I’ve been working in Dashboards for 3 months. After creating 3 dashboards, I see many technical limitations of this platform, and finding it hard to justify the time/cost/effort for broader implementation. We’ve already paid for the expanded license, so I’m more or less stuck with making it work as best I can. However, I’m curious what others think of it, and if anyone has been able to successfully implement it for their organization.
Besides it being painfully clunky and slow, one of my biggest pain points is not being able to configure a 1-time benchmark using a custom metric calculation. The only workaround is manually entering it into the benchmark interface.
Which leads to pain-point #2….it’s not possible to manually enter a new benchmark row under an existing benchmark which severely limits how I can use benchmarks. For example, say I calculated a custom metric and I want it to fall under an existing benchmark (Benchmark A). I’m forced to create brand new benchmark (Benchmark A, ver. 2’), because I can’t simply add an additional row. Reply by Qualtrics rep: This is by design. Benchmarks are designed to be iterated perhaps once or twice a year based on existing and generalised figures
Which doesn’t make sense, because if we obtain an additional datapoint that would fall under an existing benchmark (Ex. Product OSAT, and if we released an additional product later in the year), we’d still have to go the Version 2 route, regardless of how frequently we were to update the benchmark.

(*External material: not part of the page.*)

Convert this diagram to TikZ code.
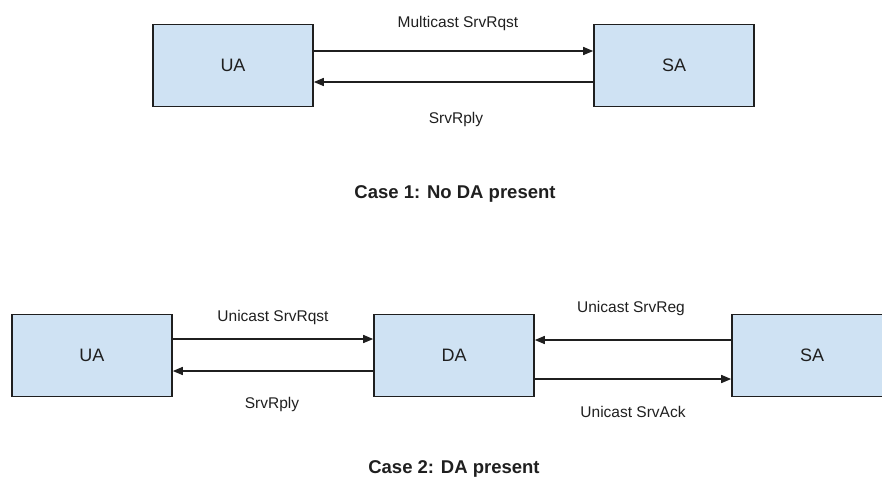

These are just a couple of many…
I have reached out to my Qualtrics rep, and the replies generally indicate that the platform doesn’t allow certain features ‘by design’. Now, why would Qualtrics purposefully limit their UX and restrict users from only using the platform based on how THEY want it to be used?
They have provided some, but unhelpful workarounds, which include future proofing how surveys are constructed to make them more compatible within dashboards. This is all fine and good, but I’d wager that many users want to take advantage of using data already collected from previous surveys. And it’s not as if we knew to build our surveys in such a way to accommodate the dashboard feature which didn’t exist back then? (We’ve used Qualtrics for ~10 years)
I honestly feel that we were oversold on Dashboards. We had multiple conversations detailing our use cases, and the reps assured us that the platform could handle what we needed.
What have been your experiences with dashboards? Am I just an outlier here, or are others experiencing difficulties? Has anyone been successful in rolling this out to the broader team?